Overlay

Further USD weakness last week as concerns over US economy deepen and Fed splits

Last week, the moves in EURUSD and GBPUSD to new 1-year and 10-month highs respectively, indicate that the financial markets remained more concerned by the squeeze on the US economy than other major economies. The USD sell-off was helped by signs that some members of the FOMC (Federal Open Market Committee) were arguing for caution in March, a split that is likely to have deepened subsequently, as signs of further trouble in credit availability and macroeconomic weakness emerged. There were some reasons for the EUR and GBP to rally on their own economic data and surveys. EURUSD hit a high of $1.1076 last week, and GBPUSD a high of $1.2546, but subsequently came back under pressure on relatively flimsy macroeconomic evidence, in my opinion. GBP fared less well than the EUR, with GBPEUR slipping back from above €1.14 at the start of last week, to just above €1.13 by the end of the week. 

This week the GBP and EUR have some domestic influences to potentially drive moves, but there will still be a lot of interest in US releases, particularly the latest Federal Reserve assessment of macroeconomic conditions. If the pressure on the USD resumes, EURUSD might still run into resistance around the $1.1105 region, and GBPUSD in the $1.2575/80 area. There are undoubtedly likely to be surprises amongst the data and survey releases, but are they likely to be sufficient to materially alter interest rate expectations? 

Macro data points to weakness as the International Monetary Fund downgrades global growth expectations

Last week’s key releases included the April forecast update from the IMF (International Monetary Fund).

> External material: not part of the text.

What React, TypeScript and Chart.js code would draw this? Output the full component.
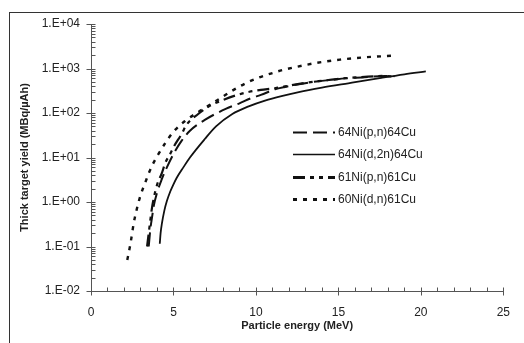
import { useEffect, useRef } from "react";
import { Chart, registerables } from "chart.js";

Chart.register(...registerables);

// ---- data ----
const seriesNames = ["64Ni(p,n)64Cu", "64Ni(d,2n)64Cu", "61Ni(p,n)61Cu", "60Ni(d,n)61Cu"];

const pn64Energy = [3.5, 3.6, 3.7, 3.8, 4.0, 4.3, 4.6, 5.0, 5.5, 6.0, 6.9, 8.2, 9.0, 9.7, 10.3, 11.15, 11.75, 12.8, 13.8, 14.6, 15.4, 16.4, 17.8, 18.4];
const pn64Yield = [0.1, 0.25, 0.45, 0.8, 1.6, 3.3, 6, 12, 24, 40, 70, 125, 165, 215, 255, 340, 385, 455, 520, 555, 600, 630, 675, 670];

const d2n64Energy = [4.17, 4.22, 4.3, 4.45, 4.6, 4.8, 5.0, 5.2, 5.6, 6.0, 6.9, 7.58, 8.57, 9.56, 10.55, 11.55, 12.6, 14.0, 15.6, 17.6, 19.0, 20.3];
const d2n64Yield = [0.115, 0.2, 0.33, 0.65, 1.05, 1.7, 2.5, 3.5, 6.0, 10, 26, 50, 95, 141, 190, 240, 295, 370, 465, 615, 740, 860];

const pn61Energy = [3.4, 3.5, 3.6, 3.7, 3.8, 4.0, 4.3, 4.5, 4.8, 5.0, 5.5, 5.8, 6.5, 7.2, 8.0, 8.8, 9.6, 10.3, 11.15, 11.75, 12.8, 13.8, 14.6, 15.4, 16.4, 17.8, 18.4];
const pn61Yield = [0.1, 0.2, 0.4, 0.75, 1.2, 2.4, 4.5, 7.5, 12, 17, 34, 55, 95, 145, 195, 250, 300, 330, 360, 395, 465, 520, 560, 605, 640, 680, 660];

const dn60Energy = [2.2, 2.4, 2.6, 2.8, 3.0, 3.3, 3.6, 4.0, 4.5, 5.0, 5.7, 6.5, 7.3, 8.0, 8.7, 9.4, 10.1, 11.0, 11.6, 13.0, 14.0, 15.1, 16.4, 17.3, 18.2, 18.5];
const dn60Yield = [0.05, 0.12, 0.35, 0.75, 1.4, 2.8, 5.4, 10.5, 21, 38, 66, 105, 160, 235, 340, 470, 610, 790, 920, 1200, 1400, 1580, 1760, 1850, 1930, 1950];

const xTickValues = [0, 5, 10, 15, 20, 25];
const yTickValues = [0.01, 0.1, 1, 10, 100, 1000, 10000];

const FONT = "'Liberation Sans', Arial, Helvetica, sans-serif";

function fmtExp(v: number): string {
  const e = Math.round(Math.log10(v));
  const s = e < 0 ? "-" : "+";
  const a = Math.abs(e);
  return "1.E" + s + (a < 10 ? "0" + a : String(a));
}

function pts(xs: number[], ys: number[]) {
  return xs.map((x, i) => ({ x, y: ys[i] }));
}

const axisPlugin = {
  id: "axisTicks",
  afterDraw(chart: any) {
    const { ctx, chartArea } = chart;
    const xs = chart.scales.x;
    const ys = chart.scales.y;
    ctx.save();
    ctx.strokeStyle = "#555";
    ctx.lineWidth = 1;
    const ax = Math.round(chartArea.left) + 0.5;
    const ay = Math.round(chartArea.bottom) + 0.5;
    ctx.beginPath();
    ctx.moveTo(ax, chartArea.top);
    ctx.lineTo(ax, ay);
    ctx.lineTo(Math.round(xs.getPixelForValue(25)) + 0.5, ay);
    for (let v = 0; v <= 25; v++) {
      const px = Math.round(xs.getPixelForValue(v)) + 0.5;
      if (v % 5 === 0) {
        ctx.moveTo(px, ay - 4);
        ctx.lineTo(px, ay + 4);
      } else {
        ctx.moveTo(px, ay - 4);
        ctx.lineTo(px, ay);
      }
    }
    for (let e = -2; e <= 4; e++) {
      const base = Math.pow(10, e);
      const py = Math.round(ys.getPixelForValue(base)) + 0.5;
      ctx.moveTo(ax - 5, py);
      ctx.lineTo(ax + 4, py);
      if (e < 4) {
        for (let m = 2; m <= 9; m++) {
          const my = Math.round(ys.getPixelForValue(base * m)) + 0.5;
          ctx.moveTo(ax, my);
          ctx.lineTo(ax + 4, my);
        }
      }
    }
    ctx.stroke();
    ctx.restore();
  },
};

const legendPlugin = {
  id: "inLegend",
  afterDraw(chart: any) {
    const { ctx, chartArea } = chart;
    const x0 = chartArea.left + 202;
    const y0 = chartArea.top + 108;
    const rowH = 22.4;
    ctx.save();
    chart.data.datasets.forEach((ds: any, i: number) => {
      const y = Math.round(y0 + i * rowH) + 0.5;
      ctx.beginPath();
      ctx.strokeStyle = ds.borderColor;
      ctx.lineWidth = ds.legendWidth;
      ctx.setLineDash(ds.borderDash || []);
      ctx.moveTo(x0, y);
      ctx.lineTo(x0 + 42, y);
      ctx.stroke();
      ctx.setLineDash([]);
      ctx.fillStyle = "#222";
      ctx.font = "12px " + FONT;
      ctx.textBaseline = "middle";
      ctx.textAlign = "left";
      ctx.fillText(ds.label, x0 + 45, y);
    });
    ctx.restore();
  },
};

export default function App() {
  const ref = useRef<HTMLCanvasElement | null>(null);

  useEffect(() => {
    if (!ref.current) return;
    const common = {
      pointRadius: 0,
      borderColor: "#111",
      fill: false,
      cubicInterpolationMode: "monotone" as const,
    };
    const chart = new Chart(ref.current, {
      type: "line",
      data: {
        datasets: [
          { ...common, label: seriesNames[0], data: pts(pn64Energy, pn64Yield), borderWidth: 2, borderDash: [14, 6], legendWidth: 2 } as any,
          { ...common, label: seriesNames[1], data: pts(d2n64Energy, d2n64Yield), borderWidth: 1.8, borderDash: [], legendWidth: 1.5 } as any,
          { ...common, label: seriesNames[2], data: pts(pn61Energy, pn61Yield), borderWidth: 2.2, borderDash: [12, 5, 4, 5, 4, 5], legendWidth: 3 } as any,
          { ...common, label: seriesNames[3], data: pts(dn60Energy, dn60Yield), borderWidth: 2.4, borderDash: [4, 6], legendWidth: 3 } as any,
        ],
      },
      options: {
        animation: false,
        responsive: false,
        maintainAspectRatio: false,
        layout: { padding: { left: 0, right: 14, top: 24, bottom: 0 } },
        plugins: {
          legend: { display: false },
          tooltip: { enabled: false },
        },
        scales: {
          x: {
            type: "linear",
            min: 0,
            max: 25,
            grid: { display: false, drawTicks: false },
            border: { display: false },
            afterBuildTicks: (s: any) => {
              s.ticks = xTickValues.map((v) => ({ value: v }));
            },
            afterFit: (s: any) => {
              s.height = 52;
            },
            ticks: {
              padding: 14,
              color: "#222",
              font: { family: FONT, size: 12 },
              maxRotation: 0,
            },
            title: {
              display: true,
              text: "Particle energy (MeV)",
              color: "#222",
              font: { family: FONT, size: 11, weight: "bold" },
              padding: { top: 0, bottom: 10 },
            },
          },
          y: {
            type: "logarithmic",
            min: 0.01,
            max: 10000,
            grid: { display: false, drawTicks: false },
            border: { display: false },
            afterBuildTicks: (s: any) => {
              s.ticks = yTickValues.map((v) => ({ value: v }));
            },
            afterFit: (s: any) => {
              s.width = 91;
            },
            ticks: {
              padding: 11,
              color: "#222",
              font: { family: FONT, size: 12 },
              callback: (v: any) => fmtExp(Number(v)),
              autoSkip: false,
            },
            title: {
              display: true,
              text: "Thick target yield (MBq/µAh)",
              color: "#222",
              font: { family: FONT, size: 11, weight: "bold" },
              padding: { top: 18, bottom: 0 },
            },
          },
        },
      } as any,
      plugins: [axisPlugin, legendPlugin],
    });
    return () => chart.destroy();
  }, []);

  return (
    <div style={{ position: "fixed", left: 0, top: 0, width: 524, height: 343, background: "#fff", overflow: "hidden" }}>
      <div
        style={{
          position: "absolute",
          left: 9,
          top: 12,
          width: 600,
          height: 400,
          borderLeft: "1px solid #333",
          borderTop: "1px solid #333",
        }}
      />
      <canvas ref={ref} width={524} height={343} style={{ position: "absolute", left: 0, top: 0, width: 524, height: 343 }} />
    </div>
  );
}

The new forecast lowered estimates for 2023 and 2024 global growth marginally, and that was despite upward revisions to US, UK and Euroland growth in 2023. The IMF also warned of a hard landing for most economies if monetary policy was tightened too aggressively or inflation remained ‘sticky’. The warnings over recession were repeated by the Fed’s staff forecasts, revealed in the March Fed meeting minutes, which predicted the US would go into a mild recession, an assessment the White House vehemently disagreed with. The macro data from the US recorded weakness in headline CPI (Consumer Price Index) inflation, a far larger-than-expected US budget deficit figure for March, lower producer price inflation and another contraction in headline retail sales values, also in March. The only notable release from Euroland was a more robust-than-expected industrial production outturn for February, and from the UK calendar, it was limited to a stagnation in output according to February monthly GDP (Gross Domestic Product) data. 

This week, the UK is centre stage. There are the releases of labour market figures for February/March on Tuesday, March inflation data on Wednesday, and April GfK (Growth from Knowledge) consumer confidence figures, March retail sales data, and provisional April manufacturing and services PMI (Purchasing Managers' Index) indices on Friday to look forward to. Is the UK labour market still shedding full-time jobs? Will consumer price inflation drop sharply in March after the surprise rise in February, and are retail sales volumes set to drop in March, after the surprise strength in February? The risks are likely for a weaker set of activity figures, and weaker inflation, all of which should argue that the BoE (Bank of England) would be wise to refrain from another hike at the May MPC (Monetary Policy Committee) meeting, in my view. 

Are central banks at the end of the tightening cycle? It certainly feels that way

Global central banks are reaching an end of the monetary tightening cycle that has been underway for the best part of 2 years. What began in Eastern Europe and spread to emerging markets in terms of interest rate hikes eventually prompted major central banks to tighten also, as realisation dawned that inflation was less temporary than previously forecast. However, after one of the most aggressive tightening cycles seen since the 1970s, most central banks are now close to, or have already reached their peak. 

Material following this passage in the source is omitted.